Especially at risk is anyone who dares to stand in the way of progress, when that progress is really ideology drunk on power and its own unchallengeable virtue. Former Senator, Marine and war hero Jim Webb, who is not afraid of anything, has been one of the few to try, saying,
“This is an emotional time and we all need to think through these issues with a care that recognizes the need for change but also respects the complicated history of the Civil War. The Confederate Battle Flag has wrongly been used for racist and other purposes in recent decades. It should not be used in any way as a political symbol that divides us.But we should also remember that honorable Americans fought on both sides in the Civil War, including slave holders in the Union Army from states such as Missouri, Kentucky, Maryland and Delaware, and that many non-slave holders fought for the South. It was in recognition of the character of soldiers on both sides that the federal government authorized the construction of the Confederate Memorial 100 years ago, on the grounds of Arlington National Cemetery. This is a time for us to come together, and to recognize once more that our complex multicultural society is founded on the principle of mutual respect.”

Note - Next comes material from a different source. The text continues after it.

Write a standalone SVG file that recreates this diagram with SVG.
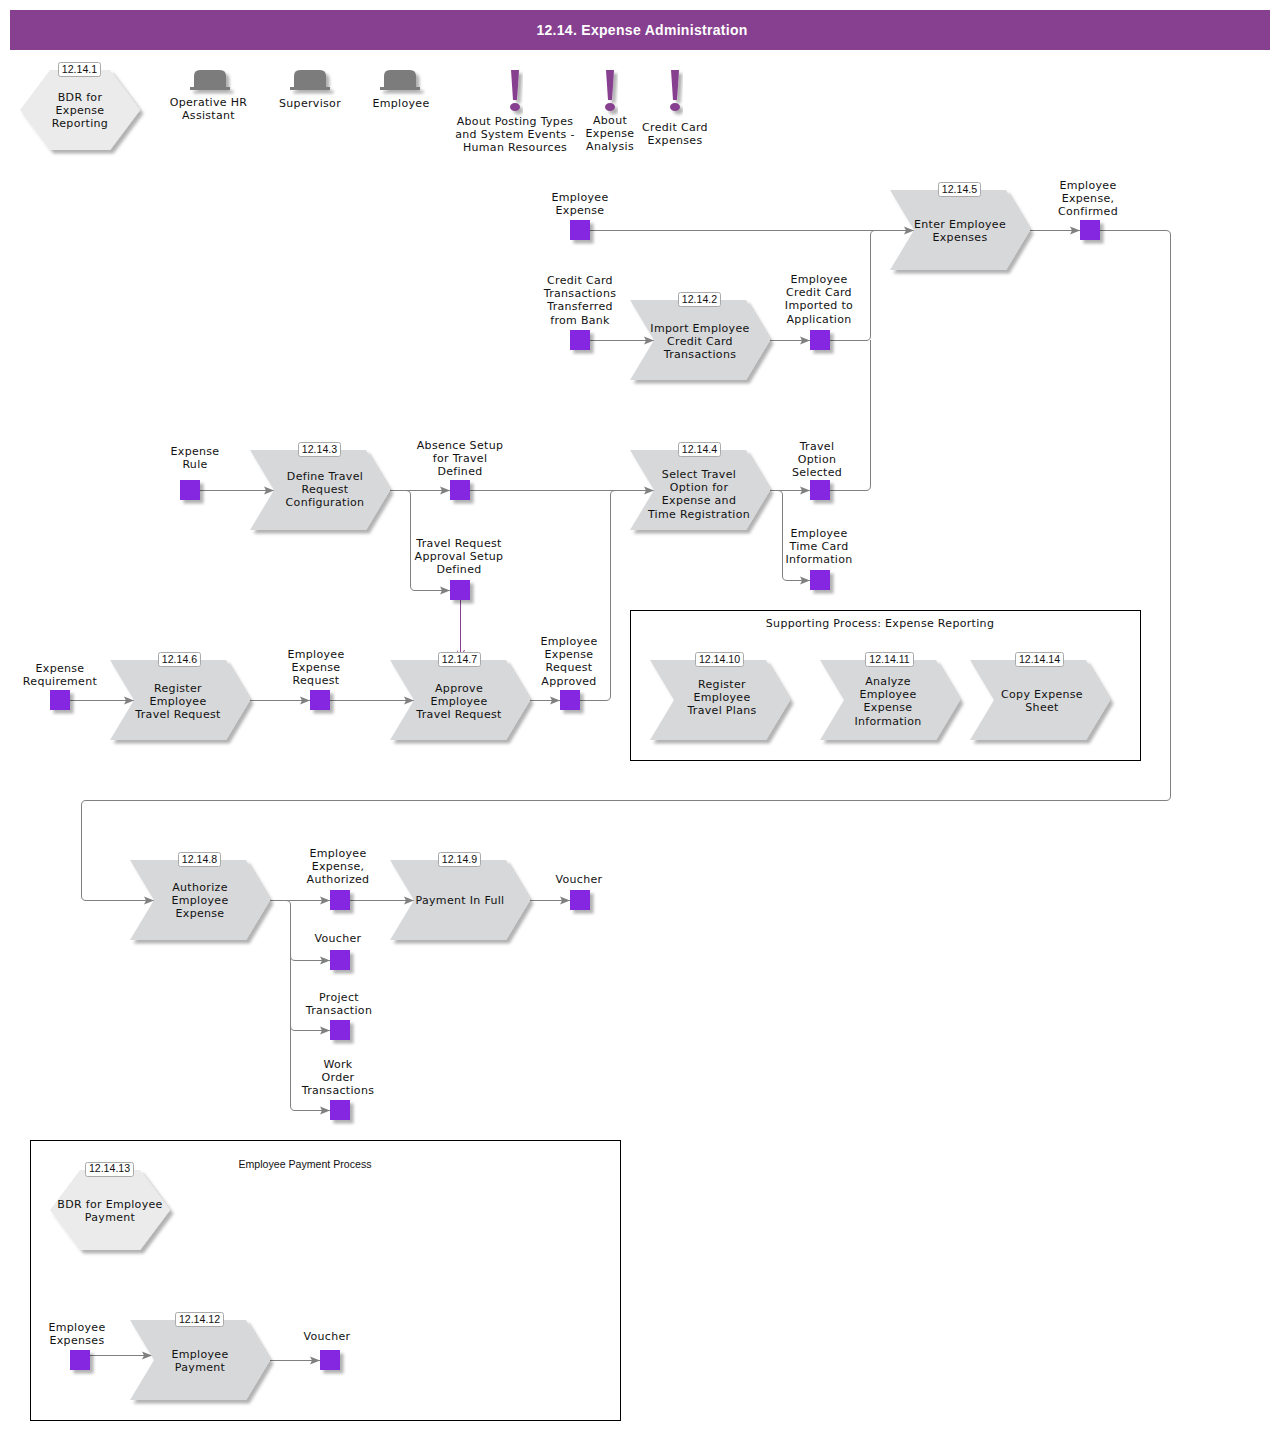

Says the Washington Post. ominously: “Former senator Jim Webb (D-Va.) appears to defend Confederate flag,” meaning that he defends slavery, Jim Crow, Dylann Roof and doesn’t think that black lives matter. You’ll have to do better than that, Jim, but it’s a start.
The flag is a lost cause not worth fighting over now, but every American who cares about freedom of thought and who doesn’t want to endure a real, dangerous, speech and thought restricting cultural witch hunt needs to speak up, stand up to this leftist mob and risk the consequences.